Set the current unit to be used by recon_alloc. This effects all functions that return bytes:

recon_alloc:set_unit(X1::byte | kilobyte | megabyte | gigabyte).

CPU useage top 5 processes:

recon:proc_count(reductions, 5).

Memory useage top 5 processes:

recon:proc_count(memory, 5).

Message queue length top 5 processes:

recon:proc_count(message_queue_len, 5).

Total heap size top 5 processes:

recon:proc_count(total_heap_size, 5).

Heap size top 5 processes:

recon:proc_count(heap_size, 5).

Memory:

recon_alloc:memory(used).

In production, if some node is long-term running, for example years, the key processes
of the node will have a big memory used, but the heap_size is small, why? Beause
there will be too many mbc(multiblock carrier), most of them is almost empty,
but not. There always be some blocks in it which have data. Like pricture below:

mbcs

Normal garbage collection only remove or deallocate the block which data is useless,
but do not deallocate the mbc. The block in mbc will be reused when the size of
data fit the remainning room of the mbc. But most of the time it doesn’t fit.
So a new mbc is allocated in heap. As the node runs, more memory is allocted, but
the used is very low.

You may say “The erlang vm is suck!”. No, the designer of the Beam knew there
will be a situation like this. So they give the Beam a strategy when process do
the normal gargage collection for some times, it will do a fullsweep GC.
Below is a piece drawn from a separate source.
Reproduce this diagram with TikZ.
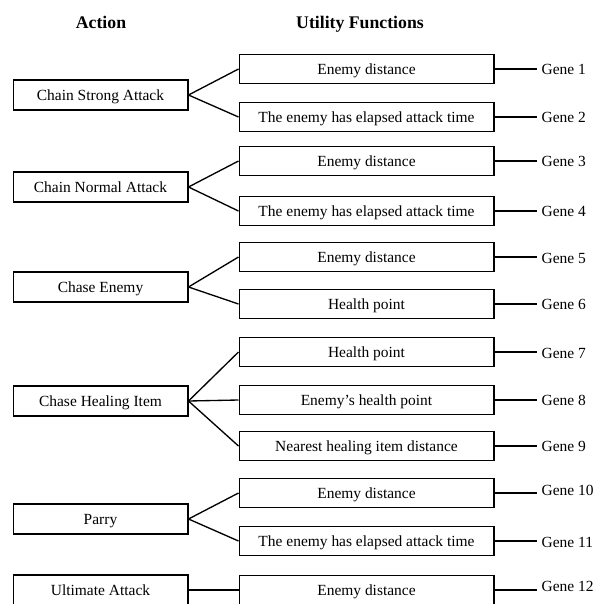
\documentclass[tikz,border=0pt]{standalone}
\usepackage{fontspec}
\setmainfont{Liberation Serif}
\usetikzlibrary{positioning}

\begin{document}
\begin{tikzpicture}[x=0.75pt, y=-0.75pt, line width=1pt,
        action/.style ={rectangle, draw, minimum width=131pt, minimum height=22.5pt,
        inner sep=0pt, text height=8pt, text depth=0.4pt, font=\fontsize{11.6}{13}\selectfont},
        utility/.style ={rectangle, draw, minimum width=191pt, minimum height=21.75pt,
        inner sep=0pt, text height=8pt, text depth=0.4pt, font=\fontsize{11.6}{13}\selectfont},
        gene/.style ={anchor=west, inner sep=3pt, text height=8pt, text depth=0.4pt,
        font=\fontsize{11.6}{13}\selectfont},
        heading/.style ={text height=9pt, text depth=0.4pt, font=\fontsize{13.3}{15}\selectfont\bfseries}]

        \useasboundingbox (0, 0) rectangle (597, 604);

        %encabezados
        \node[heading] (hact) at (101, 23) {Action};
        \node[heading] (hutil) at (360, 23) {Utility Functions};

        %acciones
        \node[action] (a1) at (100.5, 95) {Chain Strong Attack};
        \node[action] (a2) at (100.5, 187) {Chain Normal Attack};
        \node[action] (a3) at (100.5, 287) {Chase Enemy};
        \node[action] (a4) at (100.5, 401) {Chase Healing Item};
        \node[action] (a5) at (100.5, 519) {Parry};
        \node[action] (a6) at (100.5, 590) {Ultimate Attack};

        %funciones de utilidad
        \node[utility] (u1) at (366.5, 69) {Enemy distance};
        \node[utility] (u2) at (366.5, 117) {The enemy has elapsed attack time};
        \node[utility] (u3) at (366.5, 161) {Enemy distance};
        \node[utility] (u4) at (366.5, 211) {The enemy has elapsed attack time};
        \node[utility] (u5) at (366.5, 257) {Enemy distance};
        \node[utility] (u6) at (366.5, 304) {Health point};
        \node[utility] (u7) at (366.5, 352) {Health point};
        \node[utility] (u8) at (366.5, 400) {Enemy’s health point};
        \node[utility] (u9) at (366.5, 446) {Nearest healing item distance};
        \node[utility] (u10) at (366.5, 493) {Enemy distance};
        \node[utility] (u11) at (366.5, 541) {The enemy has elapsed attack time};
        \node[utility] (u12) at (366.5, 590) {Enemy distance};

        %genes
        \node[gene] (g1) at (537, 69) {Gene 1};
        \node[gene] (g2) at (537, 117) {Gene 2};
        \node[gene] (g3) at (537, 161) {Gene 3};
        \node[gene] (g4) at (537, 211) {Gene 4};
        \node[gene] (g5) at (537, 258) {Gene 5};
        \node[gene] (g6) at (537, 304) {Gene 6};
        \node[gene] (g7) at (537, 353) {Gene 7};
        \node[gene] (g8) at (537, 400) {Gene 8};
        \node[gene] (g9) at (537, 446) {Gene 9};
        \node[gene] (g10) at (537, 490) {Gene 10};
        \node[gene] (g11) at (537, 542) {Gene 11};
        \node[gene] (g12) at (537, 586) {Gene 12};

        \draw (a1.east) -- (u1.west);
        \draw (a1.east) -- (u2.west);
        \draw (a2.east) -- (u3.west);
        \draw (a2.east) -- (u4.west);
        \draw (a3.east) -- (u5.west);
        \draw (a3.east) -- (u6.west);
        \draw (a4.east) -- (u7.west);
        \draw (a4.east) -- (u8.west);
        \draw (a4.east) -- (u9.west);
        \draw (a5.east) -- (u10.west);
        \draw (a5.east) -- (u11.west);
        \draw (a6.east) -- (u12.west);

        \draw (u1.east) -- (u1.east -| g1.west);
        \draw (u2.east) -- (u2.east -| g2.west);
        \draw (u3.east) -- (u3.east -| g3.west);
        \draw (u4.east) -- (u4.east -| g4.west);
        \draw (u5.east) -- (u5.east -| g5.west);
        \draw (u6.east) -- (u6.east -| g6.west);
        \draw (u7.east) -- (u7.east -| g7.west);
        \draw (u8.east) -- (u8.east -| g8.west);
        \draw (u9.east) -- (u9.east -| g9.west);
        \draw (u10.east) -- (u10.east -| g10.west);
        \draw (u11.east) -- (u11.east -| g11.west);
        \draw (u12.east) -- (u12.east -| g12.west);
    \end{tikzpicture}
\end{document}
What is fullsweep GC? Unlike the normal GC, the fullsweep GC dealloced the mbc.
When a fullsweep GC happens, Beam will try to gather the block which contains data
to some of the mbcs as much as possible, so these mbcs is full of data, the remains
mbcs which is full of empty blocks can be deallocated. That is why after the
fullsweep GC the memory of the process reduce.

How do we controll what is the time to let the process have a fullsweep GC? When
we create a process, we use spawn_opt(Module, Function, Args, [{fullsweep_after, 10}]).
That means this process will do a fullsweep GC after it have done 10 times normal GC.
If we use spawn to create a process, the default fullsweep_after is 65535.

Have fun, guys! :)